DATASET CONTENT:
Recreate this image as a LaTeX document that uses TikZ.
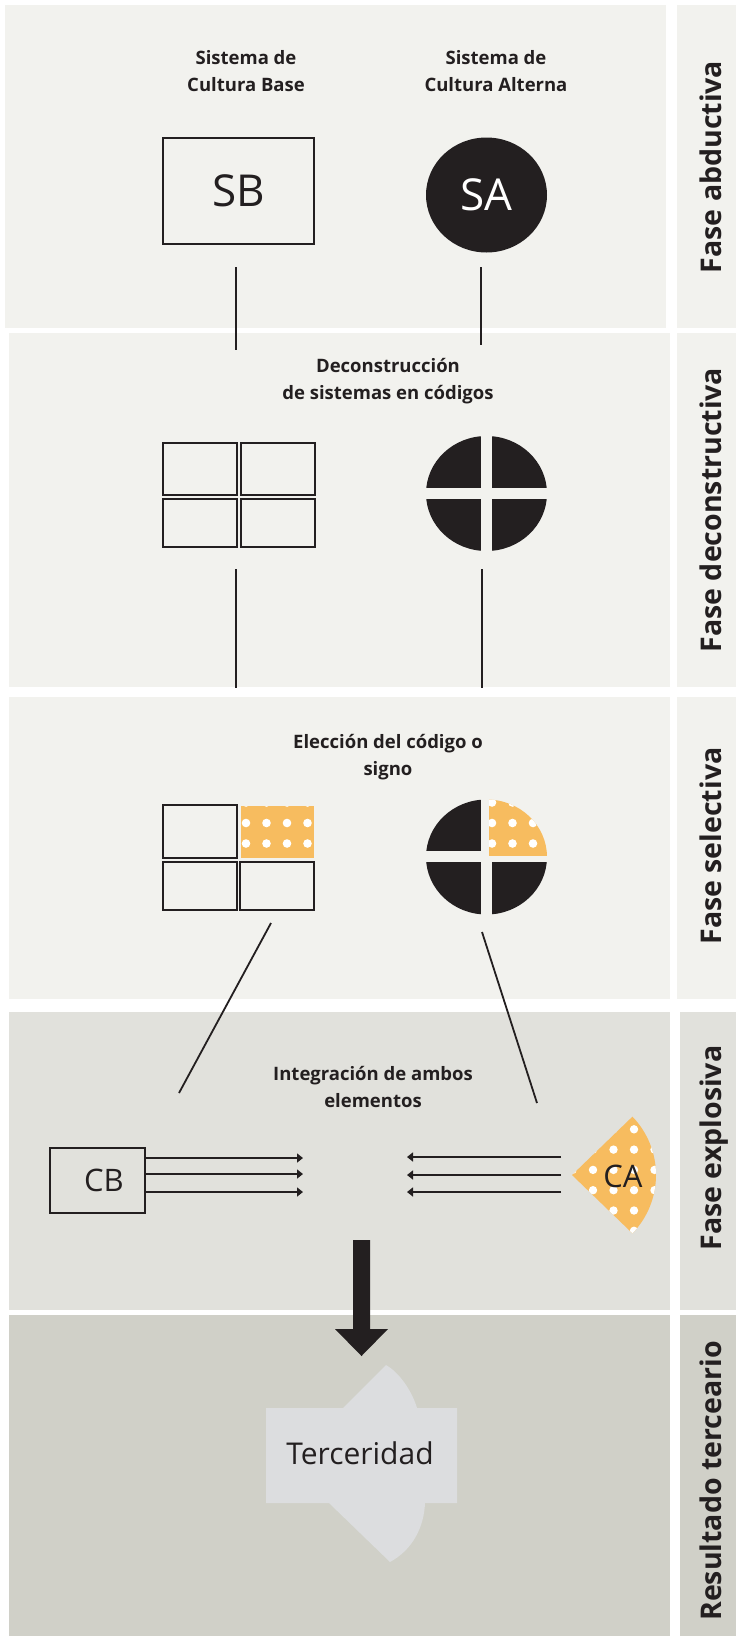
\documentclass[tikz,border=0pt]{standalone}
\usepackage{fontspec}
\setmainfont{Open Sans}
\usetikzlibrary{shapes.geometric,arrows.meta}

\definecolor{ink}{HTML}{231F20}
\definecolor{fondo}{HTML}{F2F2EE}
\definecolor{fondob}{HTML}{E1E1DC}
\definecolor{fondoc}{HTML}{D0D0C8}
\definecolor{naranja}{HTML}{F7BC5F}
\definecolor{tercer}{HTML}{DCDDDF}

\tikzset{
  titulo/.style={align=center, text=ink, font=\bfseries\fontsize{18.5}{26.5}\selectfont},
  fase/.style={rotate=90, anchor=base, text=ink, font=\bfseries\fontsize{28.5}{30}\selectfont},
  caja/.style={draw=ink, line width=2pt, inner sep=0pt, text=ink, font=\fontsize{44}{44}\selectfont},
  celda/.style={draw=ink, line width=2pt, inner sep=0pt, minimum width=74pt},
  linea/.style={draw=ink, line width=1.8pt},
  flecha/.style={draw=ink, line width=2pt, -{Triangle[length=6pt,width=9pt]}},
  punto/.style={fill=white},
}

\begin{document}
\begin{tikzpicture}[x=1pt,y=-1pt]
\useasboundingbox (0,0) rectangle (737,1636);
% paneles
\fill[fondo] (5,5) rectangle (666,328);
\fill[fondo] (677,5) rectangle (736,328);
\fill[fondo] (9,333) rectangle (670,687);
\fill[fondo] (677,333) rectangle (736,687);
\fill[fondo] (9,697) rectangle (670,999);
\fill[fondo] (677,697) rectangle (736,999);
\fill[fondob] (9,1012) rectangle (670,1310);
\fill[fondob] (680,1012) rectangle (736,1310);
\fill[fondoc] (9,1315) rectangle (670,1636);
\fill[fondoc] (680,1315) rectangle (736,1636);

% fases
\node[fase] (f1) at (721,167) {Fase abductiva};
\node[fase] (f2) at (721,510) {Fase deconstructiva};
\node[fase] (f3) at (721,846) {Fase selectiva};
\node[fase] (f4) at (721,1148) {Fase explosiva};
\node[fase] (f5) at (721,1481) {Resultado terceario};

% fase abductiva
\node[titulo] (tsb) at (246,71) {Sistema de\\Cultura Base};
\node[titulo] (tsa) at (496,71) {Sistema de\\Cultura Alterna};
\node[caja, minimum width=151pt, minimum height=106pt] (sb) at (238.5,191) {SB};
\node[ellipse, fill=ink, minimum width=121pt, minimum height=115pt, inner sep=0pt,
  text=white, font=\fontsize{44}{44}\selectfont] (sa) at (486.5,195) {SA};
\coordinate (sb1) at (236,267);
\coordinate (sb2) at (236,350);
\coordinate (sa1) at (481,267);
\coordinate (sa2) at (481,345);
\draw[linea] (sb1) -- (sb2);
\draw[linea] (sa1) -- (sa2);

% fase deconstructiva
\node[titulo] (tdec) at (388,381) {Deconstrucción\\de sistemas en códigos};
\node[celda, minimum height=52pt] (a11) at (200,469) {};
\node[celda, minimum height=52pt] (a12) at (277.5,469) {};
\node[celda, minimum height=48pt] (a21) at (200,523) {};
\node[celda, minimum height=48pt] (a22) at (277.5,523) {};
\begin{scope}
  \clip (486.5,493.5) ellipse[x radius=60.5, y radius=57.5];
  \fill[ink] (420,430) rectangle (481,488);
  \fill[ink] (492,430) rectangle (550,488);
  \fill[ink] (420,499) rectangle (481,560);
  \fill[ink] (492,499) rectangle (550,560);
\end{scope}
\coordinate (d1) at (236,569);
\coordinate (d2) at (236,688);
\coordinate (d3) at (482,569);
\coordinate (d4) at (482,688);
\draw[linea] (d1) -- (d2);
\draw[linea] (d3) -- (d4);

% fase selectiva
\node[titulo] (tele) at (388,757) {Elección del código o\\signo};
\node[celda, minimum height=53pt] (b11) at (200,831.5) {};
\node[celda, minimum height=48pt] (b21) at (200,886) {};
\node[celda, minimum height=48pt] (b22) at (277,886) {};
\begin{scope}
  \clip (241,806) rectangle (314,858);
  \fill[naranja] (241,806) rectangle (314,858);
  \foreach \x in {246,266.5,287,307.5}
    \foreach \y in {802.5,823,843.5}
      \fill[punto] (\x,\y) circle[radius=4.3];
\end{scope}
\begin{scope}
  \clip (486.5,857) ellipse[x radius=60.5, y radius=57.5];
  \fill[ink] (420,790) rectangle (481,851);
  \fill[ink] (420,862) rectangle (481,925);
  \fill[ink] (492,862) rectangle (550,925);
  \clip (489,790) rectangle (550,856);
  \fill[naranja] (489,790) rectangle (550,856);
  \foreach \x in {492,512.5,533}
    \foreach \y in {802.5,823,843.5}
      \fill[punto] (\x,\y) circle[radius=4.3];
\end{scope}
\coordinate (s1) at (271,923);
\coordinate (s2) at (179,1093);
\coordinate (s3) at (482,932);
\coordinate (s4) at (537,1103);
\draw[linea] (s1) -- (s2);
\draw[linea] (s3) -- (s4);

% fase explosiva
\node[titulo] (tint) at (373,1087) {Integración de ambos\\elementos};
\node[caja, minimum width=95pt, minimum height=65pt, font=\fontsize{31}{31}\selectfont] (cb) at (97.5,1180.5) {\hspace{13pt}CB};
\foreach \y in {1158,1174,1192}
  \draw[flecha] (cb.east |- 0,\y) -- (303,\y);
\begin{scope}
  \clip (572,1175) -- ++(44:84) arc[start angle=44, end angle=-44, radius=84] -- cycle;
  \fill[naranja] (560,1100) rectangle (660,1250);
  \foreach \x in {572.5,593,613.5,634,654.5}
    \foreach \y in {1109,1129.3,1149.6,1169.9,1190.2,1210.5,1230.8}
      \fill[punto] (\x,\y) circle[radius=4.2];
\end{scope}
\node[text=ink, font=\fontsize{31}{31}\selectfont] (ca) at (623,1176) {CA};
\foreach \y in {1157,1175,1192}
  \draw[flecha] (561,\y) -- (407,\y);

% resultado
\fill[ink] (353,1240) -- (370,1240) -- (370,1329) -- (388,1329) -- (361.5,1356)
  -- (335,1329) -- (353,1329) -- cycle;
\fill[tercer] (266,1408) -- (343,1408) -- (386,1365)
  .. controls (397,1371) and (411,1388) .. (417,1408) -- (457,1408) -- (457,1503)
  -- (425,1503) .. controls (424,1528) and (412,1550) .. (390,1562) -- (329,1503)
  -- (266,1503) -- cycle;
\node[text=ink, font=\fontsize{30}{30}\selectfont] (ter) at (360,1453) {Terceridad};
\end{tikzpicture}
\end{document}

EXERCISE DESCRIPTION: Copy nothing but the lines from the top of the material through the line holding "(sa1) -- (sa2);", exactly as written; omit pictures.

EXERCISE OUTPUT:
Recreate this image as a LaTeX document that uses TikZ.
\documentclass[tikz,border=0pt]{standalone}
\usepackage{fontspec}
\setmainfont{Open Sans}
\usetikzlibrary{shapes.geometric,arrows.meta}

\definecolor{ink}{HTML}{231F20}
\definecolor{fondo}{HTML}{F2F2EE}
\definecolor{fondob}{HTML}{E1E1DC}
\definecolor{fondoc}{HTML}{D0D0C8}
\definecolor{naranja}{HTML}{F7BC5F}
\definecolor{tercer}{HTML}{DCDDDF}

\tikzset{
  titulo/.style={align=center, text=ink, font=\bfseries\fontsize{18.5}{26.5}\selectfont},
  fase/.style={rotate=90, anchor=base, text=ink, font=\bfseries\fontsize{28.5}{30}\selectfont},
  caja/.style={draw=ink, line width=2pt, inner sep=0pt, text=ink, font=\fontsize{44}{44}\selectfont},
  celda/.style={draw=ink, line width=2pt, inner sep=0pt, minimum width=74pt},
  linea/.style={draw=ink, line width=1.8pt},
  flecha/.style={draw=ink, line width=2pt, -{Triangle[length=6pt,width=9pt]}},
  punto/.style={fill=white},
}

\begin{document}
\begin{tikzpicture}[x=1pt,y=-1pt]
\useasboundingbox (0,0) rectangle (737,1636);
% paneles
\fill[fondo] (5,5) rectangle (666,328);
\fill[fondo] (677,5) rectangle (736,328);
\fill[fondo] (9,333) rectangle (670,687);
\fill[fondo] (677,333) rectangle (736,687);
\fill[fondo] (9,697) rectangle (670,999);
\fill[fondo] (677,697) rectangle (736,999);
\fill[fondob] (9,1012) rectangle (670,1310);
\fill[fondob] (680,1012) rectangle (736,1310);
\fill[fondoc] (9,1315) rectangle (670,1636);
\fill[fondoc] (680,1315) rectangle (736,1636);

% fases
\node[fase] (f1) at (721,167) {Fase abductiva};
\node[fase] (f2) at (721,510) {Fase deconstructiva};
\node[fase] (f3) at (721,846) {Fase selectiva};
\node[fase] (f4) at (721,1148) {Fase explosiva};
\node[fase] (f5) at (721,1481) {Resultado terceario};

% fase abductiva
\node[titulo] (tsb) at (246,71) {Sistema de\\Cultura Base};
\node[titulo] (tsa) at (496,71) {Sistema de\\Cultura Alterna};
\node[caja, minimum width=151pt, minimum height=106pt] (sb) at (238.5,191) {SB};
\node[ellipse, fill=ink, minimum width=121pt, minimum height=115pt, inner sep=0pt,
  text=white, font=\fontsize{44}{44}\selectfont] (sa) at (486.5,195) {SA};
\coordinate (sb1) at (236,267);
\coordinate (sb2) at (236,350);
\coordinate (sa1) at (481,267);
\coordinate (sa2) at (481,345);
\draw[linea] (sb1) -- (sb2);
\draw[linea] (sa1) -- (sa2);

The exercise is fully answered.